Photograph of a bathroom with white and lavender walls, a white sink and white door. Two sconces rest on either side of the mirror, both turned on.

Plumbers Doing Lighting

You’ve got the wrong professional.

A long time ago I spent several years as a full-time construction supervisor responsible for training volunteer crews and building new homes from the ground up with Habitat for Humanity in Mississippi.  I learned how to pour slab foundations, rough in plumbing, wire a breaker panel, install cabinets, put on a good roof and finish drywall.  By the end of the two years I could construct a home.

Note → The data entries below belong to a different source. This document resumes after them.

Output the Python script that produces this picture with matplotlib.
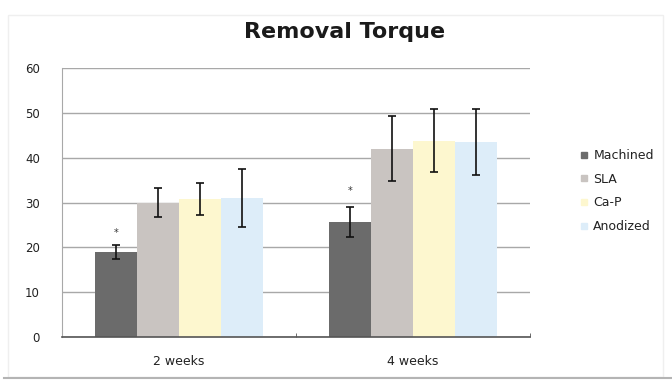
import matplotlib
matplotlib.use("Agg")
import matplotlib.pyplot as plt
import numpy as np
from matplotlib.patches import Rectangle
from matplotlib.lines import Line2D

categories = ["2 weeks", "4 weeks"]
series = ["Machined", "SLA", "Ca-P", "Anodized"]
machined = [19.0, 25.6]
sla = [30.0, 42.0]
cap = [30.8, 43.8]
anodized = [31.0, 43.5]
machined_err = [1.5, 3.3]
sla_err = [3.3, 7.3]
cap_err = [3.5, 7.0]
anodized_err = [6.5, 7.3]
star_y = [23.2, 32.6]
yticks = [0, 10, 20, 30, 40, 50, 60]

values = [machined, sla, cap, anodized]
errors = [machined_err, sla_err, cap_err, anodized_err]
colors = ["#6b6b6b", "#c9c4c1", "#fdf7cf", "#ddedf9"]

fig = plt.figure(figsize=(6.72, 3.8), dpi=100)
fig.patches.append(Rectangle((8/672, 3/380), 655/672, 362/380, transform=fig.transFigure,
                             fill=False, edgecolor="#efefef", linewidth=1.0))
fig.add_artist(Line2D([4/672, 1.0], [1-378/380, 1-378/380], transform=fig.transFigure,
                      color="#b4b4b4", linewidth=1.5))
ax = fig.add_axes([62/672, 1-337/380, 468/672, 269/380])

x = np.arange(len(categories))
w = 0.1785
for i, (vals, errs, c) in enumerate(zip(values, errors, colors)):
    ax.bar(x + (i - 1.5) * w, vals, width=w, color=c, edgecolor="none", zorder=2, label=series[i])
    ax.errorbar(x + (i - 1.5) * w, vals, yerr=errs, fmt="none", ecolor="#111111",
                elinewidth=1.2, capsize=3, capthick=1.2, zorder=3)

for j in range(len(categories)):
    ax.text(x[j] - 1.5 * w, star_y[j], "*", ha="center", va="center", fontsize=7, color="#333333")

ax.set_xlim(-0.5, 1.5)
ax.set_ylim(0, 60)
ax.set_yticks(yticks)
ax.set_yticklabels([str(t) for t in yticks], fontsize=8.5)
ax.set_xticks(x)
ax.set_xticklabels(categories, fontsize=9)
ax.tick_params(axis="x", length=0, pad=13, colors="#222222")
ax.tick_params(axis="y", length=0, pad=16, colors="#222222")
ax.set_xticks([0.5, 1.5], minor=True)
ax.tick_params(axis="x", which="minor", direction="in", length=3, color="#555555")
ax.yaxis.grid(True, color="#a8a8a8", linewidth=1.0, zorder=0)
ax.set_axisbelow(True)
for s in ["top", "right"]:
    ax.spines[s].set_visible(False)
ax.spines["left"].set_color("#a8a8a8")
ax.spines["bottom"].set_color("#555555")
ax.spines["bottom"].set_linewidth(1.2)

fig.text(345/672, 1-32/380, "Removal Torque", ha="center", va="center",
         fontsize=16, fontweight="bold", color="#1a1a1a")

handles = [Line2D([], [], marker="s", linestyle="none", markersize=4,
                  markerfacecolor=c, markeredgecolor=c) for c in colors]
fig.legend(handles, series, loc="center left", bbox_to_anchor=(574/672, 1-191/380),
           frameon=False, fontsize=9, handlelength=0.6, handletextpad=0.45,
           labelspacing=0.85, borderpad=0, labelcolor="#222222")

fig.savefig("out.png", dpi=100, facecolor="white")
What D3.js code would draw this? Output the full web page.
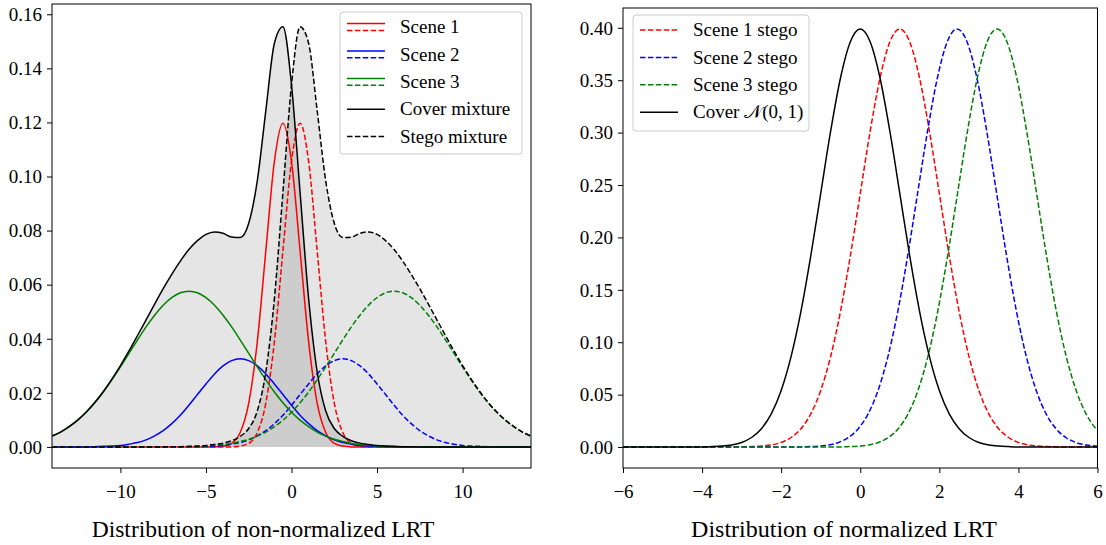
<!DOCTYPE html>
<html>
<head>
<meta charset="utf-8">
<script src="https://cdn.jsdelivr.net/npm/d3@7"></script>
<style>
  body { margin: 0; background: #fff; }
  svg { display: block; font-family: "Liberation Serif", "DejaVu Serif", serif; }
</style>
</head>
<body>
<svg id="chart"></svg>
<script>
// ---- Left panel: densities of the non-normalized LRT, sampled on a shared grid ----
const lrtGrid = [
  -14, -13.5, -13, -12.5, -12, -11.5, -11, -10.5, -10, -9.5,
  -9, -8.5, -8, -7.5, -7, -6.5, -6, -5.5, -5, -4.5,
  -4, -3.5, -3, -2.5, -2, -1.5, -1, -0.5, 0, 0.5,
  1, 1.5, 2, 2.5, 3, 3.5, 4, 4.5, 5, 5.5,
  6, 6.5, 7, 7.5, 8, 8.5, 9, 9.5, 10, 10.5,
  11, 11.5, 12, 12.5, 13, 13.5, 14
];

const scene1Cover = [
  0, 0, 0, 0, 0, 0, 0, 0, 0, 0,
  0, 0, 0, 0, 0, 0, 0, 0, 0, 0,
  0.0003, 0.0013, 0.0053, 0.0162, 0.0389, 0.0726, 0.1056, 0.1197, 0.1056, 0.0726,
  0.0389, 0.0162, 0.0053, 0.0013, 0.0003, 0, 0, 0, 0, 0,
  0, 0, 0, 0, 0, 0, 0, 0, 0, 0,
  0, 0, 0, 0, 0, 0, 0
];
const scene1Stego = [
  0, 0, 0, 0, 0, 0, 0, 0, 0, 0,
  0, 0, 0, 0, 0, 0, 0, 0, 0, 0,
  0, 0, 0.0003, 0.0013, 0.0053, 0.0162, 0.0389, 0.0726, 0.1056, 0.1197,
  0.1056, 0.0726, 0.0389, 0.0162, 0.0053, 0.0013, 0.0003, 0, 0, 0,
  0, 0, 0, 0, 0, 0, 0, 0, 0, 0,
  0, 0, 0, 0, 0, 0, 0
];
const scene2Cover = [
  0, 0, 0, 0, 0, 0.0001, 0.0002, 0.0003, 0.0005, 0.0010,
  0.0016, 0.0026, 0.0041, 0.0060, 0.0086, 0.0117, 0.0154, 0.0194, 0.0233, 0.0270,
  0.0300, 0.0319, 0.0326, 0.0319, 0.0300, 0.0270, 0.0233, 0.0194, 0.0154, 0.0117,
  0.0086, 0.0060, 0.0041, 0.0026, 0.0016, 0.0010, 0.0005, 0.0003, 0.0002, 0.0001,
  0, 0, 0, 0, 0, 0, 0, 0, 0, 0,
  0, 0, 0, 0, 0, 0, 0
];
const scene2Stego = [
  0, 0, 0, 0, 0, 0, 0, 0, 0, 0,
  0, 0, 0, 0, 0, 0, 0, 0.0001, 0.0002, 0.0003,
  0.0005, 0.0010, 0.0016, 0.0026, 0.0041, 0.0060, 0.0086, 0.0117, 0.0154, 0.0194,
  0.0233, 0.0270, 0.0300, 0.0319, 0.0326, 0.0319, 0.0300, 0.0270, 0.0233, 0.0194,
  0.0154, 0.0117, 0.0086, 0.0060, 0.0041, 0.0026, 0.0016, 0.0010, 0.0005, 0.0003,
  0.0002, 0.0001, 0, 0, 0, 0, 0
];
const scene3Cover = [
  0.0040, 0.0055, 0.0075, 0.0099, 0.0128, 0.0163, 0.0203, 0.0248, 0.0296, 0.0346,
  0.0396, 0.0444, 0.0487, 0.0524, 0.0552, 0.0570, 0.0576, 0.0570, 0.0552, 0.0524,
  0.0487, 0.0444, 0.0396, 0.0346, 0.0296, 0.0248, 0.0203, 0.0163, 0.0128, 0.0099,
  0.0075, 0.0055, 0.0040, 0.0028, 0.0020, 0.0013, 0.0009, 0.0006, 0.0004, 0.0002,
  0.0001, 0.0001, 0, 0, 0, 0, 0, 0, 0, 0,
  0, 0, 0, 0, 0, 0, 0
];
const scene3Stego = [
  0, 0, 0, 0, 0, 0, 0, 0, 0, 0,
  0, 0, 0, 0, 0, 0.0001, 0.0001, 0.0002, 0.0004, 0.0006,
  0.0009, 0.0013, 0.0020, 0.0028, 0.0040, 0.0055, 0.0075, 0.0099, 0.0128, 0.0163,
  0.0203, 0.0248, 0.0296, 0.0346, 0.0396, 0.0444, 0.0487, 0.0524, 0.0552, 0.0570,
  0.0576, 0.0570, 0.0552, 0.0524, 0.0487, 0.0444, 0.0396, 0.0346, 0.0296, 0.0248,
  0.0203, 0.0163, 0.0128, 0.0099, 0.0075, 0.0055, 0.0040
];
const coverMixture = [
  0.0040, 0.0055, 0.0075, 0.0099, 0.0129, 0.0164, 0.0205, 0.0251, 0.0301, 0.0355,
  0.0412, 0.0470, 0.0528, 0.0585, 0.0638, 0.0687, 0.0730, 0.0763, 0.0786, 0.0795,
  0.0790, 0.0776, 0.0774, 0.0827, 0.0984, 0.1244, 0.1493, 0.1554, 0.1339, 0.0942,
  0.0549, 0.0278, 0.0133, 0.0068, 0.0039, 0.0023, 0.0014, 0.0009, 0.0005, 0.0003,
  0.0002, 0.0001, 0.0001, 0, 0, 0, 0, 0, 0, 0,
  0, 0, 0, 0, 0, 0, 0
];
const stegoMixture = [
  0, 0, 0, 0, 0, 0, 0, 0, 0, 0,
  0, 0, 0, 0, 0.0001, 0.0001, 0.0002, 0.0003, 0.0005, 0.0009,
  0.0014, 0.0023, 0.0039, 0.0068, 0.0133, 0.0278, 0.0549, 0.0942, 0.1339, 0.1554,
  0.1493, 0.1244, 0.0984, 0.0827, 0.0774, 0.0776, 0.0790, 0.0795, 0.0786, 0.0763,
  0.0730, 0.0687, 0.0638, 0.0585, 0.0528, 0.0470, 0.0412, 0.0355, 0.0301, 0.0251,
  0.0205, 0.0164, 0.0129, 0.0099, 0.0075, 0.0055, 0.0040
];

// ---- Right panel: normalized LRT, every curve has the same unit-variance shape ----
const normDensity = [
  0, 0.0001, 0.0004, 0.0009, 0.0020, 0.0044, 0.0091, 0.0175, 0.0317, 0.0540,
  0.0863, 0.1295, 0.1826, 0.2420, 0.3011, 0.3521, 0.3867, 0.3989, 0.3867, 0.3521,
  0.3011, 0.2420, 0.1826, 0.1295, 0.0863, 0.0540, 0.0317, 0.0175, 0.0091, 0.0044,
  0.0020, 0.0009, 0.0004, 0.0001, 0
];
const coverNormX = [
  -6, -4, -3.75, -3.5, -3.25, -3, -2.75, -2.5, -2.25, -2,
  -1.75, -1.5, -1.25, -1, -0.75, -0.5, -0.25, 0, 0.25, 0.5,
  0.75, 1, 1.25, 1.5, 1.75, 2, 2.25, 2.5, 2.75, 3,
  3.25, 3.5, 3.75, 4, 6
];
const scene1NormX = [
  -6, -3, -2.75, -2.5, -2.25, -2, -1.75, -1.5, -1.25, -1,
  -0.75, -0.5, -0.25, 0, 0.25, 0.5, 0.75, 1, 1.25, 1.5,
  1.75, 2, 2.25, 2.5, 2.75, 3, 3.25, 3.5, 3.75, 4,
  4.25, 4.5, 4.75, 5, 7
];
const scene2NormX = [
  -6, -1.55, -1.3, -1.05, -0.8, -0.55, -0.3, -0.05, 0.2, 0.45,
  0.7, 0.95, 1.2, 1.45, 1.7, 1.95, 2.2, 2.45, 2.7, 2.95,
  3.2, 3.45, 3.7, 3.95, 4.2, 4.45, 4.7, 4.95, 5.2, 5.45,
  5.7, 5.95, 6.2, 6.45, 8
];
const scene3NormX = [
  -6, -0.54, -0.29, -0.04, 0.21, 0.46, 0.71, 0.96, 1.21, 1.46,
  1.71, 1.96, 2.21, 2.46, 2.71, 2.96, 3.21, 3.46, 3.71, 3.96,
  4.21, 4.46, 4.71, 4.96, 5.21, 5.46, 5.71, 5.96, 6.21, 6.46,
  6.71, 6.96, 7.21, 7.46, 8
];

// Tick values
const leftXTicks = [-10, -5, 0, 5, 10];
const leftYTicks = [0, 0.02, 0.04, 0.06, 0.08, 0.10, 0.12, 0.14, 0.16];
const rightXTicks = [-6, -4, -2, 0, 2, 4, 6];
const rightYTicks = [0, 0.05, 0.10, 0.15, 0.20, 0.25, 0.30, 0.35, 0.40];

// Canvas
const width = 1106;
const height = 545;
const svg = d3.select("#chart")
    .attr("width", width)
    .attr("height", height);

const dash = "5.5,2.4";
const lineWidth = 1.5;

// Scales for both panels
const xLeft = d3.scaleLinear().domain([-14, 14]).range([52, 531]);
const yLeft = d3.scaleLinear().domain([-0.0078, 0.1638]).range([468, 4]);
const xRight = d3.scaleLinear().domain([-6, 6]).range([623, 1097.5]);
const yRight = d3.scaleLinear().domain([-0.02, 0.4189]).range([468, 8]);

// Build a clipped plotting group for a panel
function makePanel(id, x, y) {
    const [x0, x1] = x.range();
    const [y1, y0] = y.range();
    svg.append("clipPath").attr("id", id)
        .append("rect")
        .attr("x", x0).attr("y", y0)
        .attr("width", x1 - x0).attr("height", y1 - y0);
    return svg.append("g").attr("clip-path", `url(#${id})`);
}

// Function to draw axes, ticks and the box around a panel
function drawAxes(x, y, xTicks, yTicks) {
    const [x0, x1] = x.range();
    const [y1, y0] = y.range();

    const gx = svg.append("g")
        .attr("transform", `translate(0,${y1})`)
        .call(d3.axisBottom(x).tickValues(xTicks).tickFormat(d3.format("d"))
            .tickSize(5).tickSizeOuter(0));
    gx.select(".domain").remove();
    gx.selectAll("text")
        .attr("y", 30).attr("dy", null)
        .style("font-size", "19px")
        .style("font-family", '"Liberation Serif", serif')
        .attr("fill", "#000");

    const gy = svg.append("g")
        .attr("transform", `translate(${x0},0)`)
        .call(d3.axisLeft(y).tickValues(yTicks).tickFormat(d3.format(".2f"))
            .tickSize(5).tickSizeOuter(0));
    gy.select(".domain").remove();
    gy.selectAll("text")
        .attr("x", -10).attr("dy", "0.33em")
        .style("font-size", "19px")
        .style("font-family", '"Liberation Serif", serif')
        .attr("fill", "#000");

    svg.selectAll(".tick line").attr("stroke", "#000").attr("stroke-width", 1);

    svg.append("rect")
        .attr("x", x0).attr("y", y0)
        .attr("width", x1 - x0).attr("height", y1 - y0)
        .attr("fill", "none")
        .attr("stroke", "#000")
        .attr("stroke-width", 1);
}

// Function to draw one density curve
function drawCurve(g, x, y, xs, ys, color, dashed) {
    const line = d3.line()
        .x((d, i) => x(xs[i]))
        .y(d => y(d))
        .curve(d3.curveMonotoneX);
    g.append("path")
        .datum(ys)
        .attr("d", line)
        .attr("fill", "none")
        .attr("stroke", color)
        .attr("stroke-width", lineWidth)
        .attr("stroke-dasharray", dashed ? dash : null);
}

// Function to add a legend box
function drawLegend(box, items) {
    const g = svg.append("g");
    g.append("rect")
        .attr("x", box.x).attr("y", box.y)
        .attr("width", box.w).attr("height", box.h)
        .attr("rx", 3)
        .attr("fill", "#fff").attr("fill-opacity", 0.8)
        .attr("stroke", "#cccccc").attr("stroke-width", 1);

    items.forEach((d, i) => {
        const cy = box.y + 15 + i * 27.4;
        const hx0 = box.x + 7;
        const hx1 = box.x + 45;
        const handles = d.styles.length === 2
            ? [{ dashed: false, dy: -3.4 }, { dashed: true, dy: 3.4 }]
            : [{ dashed: d.styles[0] === "dashed", dy: 0 }];
        handles.forEach(h => {
            g.append("line")
                .attr("x1", hx0).attr("x2", hx1)
                .attr("y1", cy + h.dy).attr("y2", cy + h.dy)
                .attr("stroke", d.color)
                .attr("stroke-width", lineWidth)
                .attr("stroke-dasharray", h.dashed ? dash : null);
        });
        const t = g.append("text")
            .attr("x", box.x + 60)
            .attr("y", cy)
            .attr("dy", "0.33em")
            .style("font-size", "19px")
            .attr("fill", "#000");
        if (d.math) {
            t.append("tspan").text(d.label);
            t.append("tspan").text(d.math);
            t.append("tspan").text(d.tail);
        } else {
            t.text(d.label);
        }
    });
}

// ---------------- Left panel ----------------
const gLeft = makePanel("clipLeft", xLeft, yLeft);

const area = d3.area()
    .x((d, i) => xLeft(lrtGrid[i]))
    .y0(yLeft(0))
    .y1(d => yLeft(d))
    .curve(d3.curveMonotoneX);

[coverMixture, stegoMixture].forEach(series => {
    gLeft.append("path")
        .datum(series)
        .attr("d", area)
        .attr("fill", "#000")
        .attr("fill-opacity", 0.1);
});

const leftSeries = [
    { cover: scene1Cover, stego: scene1Stego, color: "#ff0000" },
    { cover: scene2Cover, stego: scene2Stego, color: "#0000ff" },
    { cover: scene3Cover, stego: scene3Stego, color: "#008000" }
];
leftSeries.forEach(s => {
    drawCurve(gLeft, xLeft, yLeft, lrtGrid, s.cover, s.color, false);
    drawCurve(gLeft, xLeft, yLeft, lrtGrid, s.stego, s.color, true);
});
drawCurve(gLeft, xLeft, yLeft, lrtGrid, coverMixture, "#000", false);
drawCurve(gLeft, xLeft, yLeft, lrtGrid, stegoMixture, "#000", true);

drawAxes(xLeft, yLeft, leftXTicks, leftYTicks);

drawLegend({ x: 340, y: 12, w: 182, h: 142 }, [
    { label: "Scene 1", color: "#ff0000", styles: ["solid", "dashed"] },
    { label: "Scene 2", color: "#0000ff", styles: ["solid", "dashed"] },
    { label: "Scene 3", color: "#008000", styles: ["solid", "dashed"] },
    { label: "Cover mixture", color: "#000", styles: ["solid"] },
    { label: "Stego mixture", color: "#000", styles: ["dashed"] }
]);

// ---------------- Right panel ----------------
const gRight = makePanel("clipRight", xRight, yRight);

drawCurve(gRight, xRight, yRight, scene1NormX, normDensity, "#ff0000", true);
drawCurve(gRight, xRight, yRight, scene2NormX, normDensity, "#0000ff", true);
drawCurve(gRight, xRight, yRight, scene3NormX, normDensity, "#008000", true);
drawCurve(gRight, xRight, yRight, coverNormX, normDensity, "#000", false);

drawAxes(xRight, yRight, rightXTicks, rightYTicks);

drawLegend({ x: 633, y: 15, w: 176, h: 116 }, [
    { label: "Scene 1 stego", color: "#ff0000", styles: ["dashed"] },
    { label: "Scene 2 stego", color: "#0000ff", styles: ["dashed"] },
    { label: "Scene 3 stego", color: "#008000", styles: ["dashed"] },
    { label: "Cover ", math: "\u{1D4A9}", tail: "(0, 1)", color: "#000", styles: ["solid"] }
]);

// ---------------- Captions ----------------
svg.append("text")
    .attr("x", 263).attr("y", 537)
    .attr("text-anchor", "middle")
    .style("font-size", "23.5px")
    .text("Distribution of non-normalized LRT");

svg.append("text")
    .attr("x", 844).attr("y", 537)
    .attr("text-anchor", "middle")
    .style("font-size", "24px")
    .text("Distribution of normalized LRT");
</script>
</body>
</html>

I also learned that being a good plumber, electrician or drywaller is not as easy as it looks.  I never acquired the training or spent the time to sweat the perfect copper joint and fear plumbing to this day.  I continue to get better at wiring, but a real electrician can make my work look novice in a heartbeat.  And don’t let me close to drywall mud.

A photograph of a bathroom with white sink and mirror over the sink. There are two wall sconces on either side of the mirror, both lights are turned on.

My point is that these jobs- often called the building trades- are skilled positions requiring knowledge, patience, training and experience.  One does not master installing a tub valve overnight, nor does one master finishing concrete to glassy smoothness in a week.  You shouldn’t hire me to do your plumbing.

And you should not hire a plumber to do your lighting design.

No one would, right?  No one would hire a plumber to do their lighting design, no one would hire an electrician to pour their driveway, no one would hire an interior designer to put on a new roof.  The creation of a home requires training and experience.

Okay, so no one hires plumbers to do lighting design, but the overwhelming majority of homeowners unwittingly hire electricians to do it.  The logic goes something like this: “The electrician installs and connects the lighting, so they must be qualified to lay it out.”

You might also say “the carpenter builds the walls, so they must be qualified to design homes.”

“The architect draws the plans, so they should be able to lay the concrete block foundation.”

Photograph of a bathroom with wooden floors and countertops. There are two winks along the counter and a continuous mirror for a wall above them. Three light fixtures rest on the mirror, turned on.

Today’s home is not a simple log cabin with a door, window and fireplace.  A good solid home requires all the trades- and designers- working together to the best of their abilities.  When we ask individuals to step outside of their expertise we risk lowering the quality of the home and negatively affecting our experience every day.

You need a good electrician to make sure your home is wired correctly, safely and up to code.  You need a good electrician to make sure your breaker panel is easy to maintain and lasts.  You need a good electrician to wire up lights and dimmers.

You also need a lighting designer to help you decide where to put those lights and what types of lights to use.

Don’t hire a plumber to do your lighting design, or an electrician for that matter.  Most of them are about as good at lighting as I am at plumbing.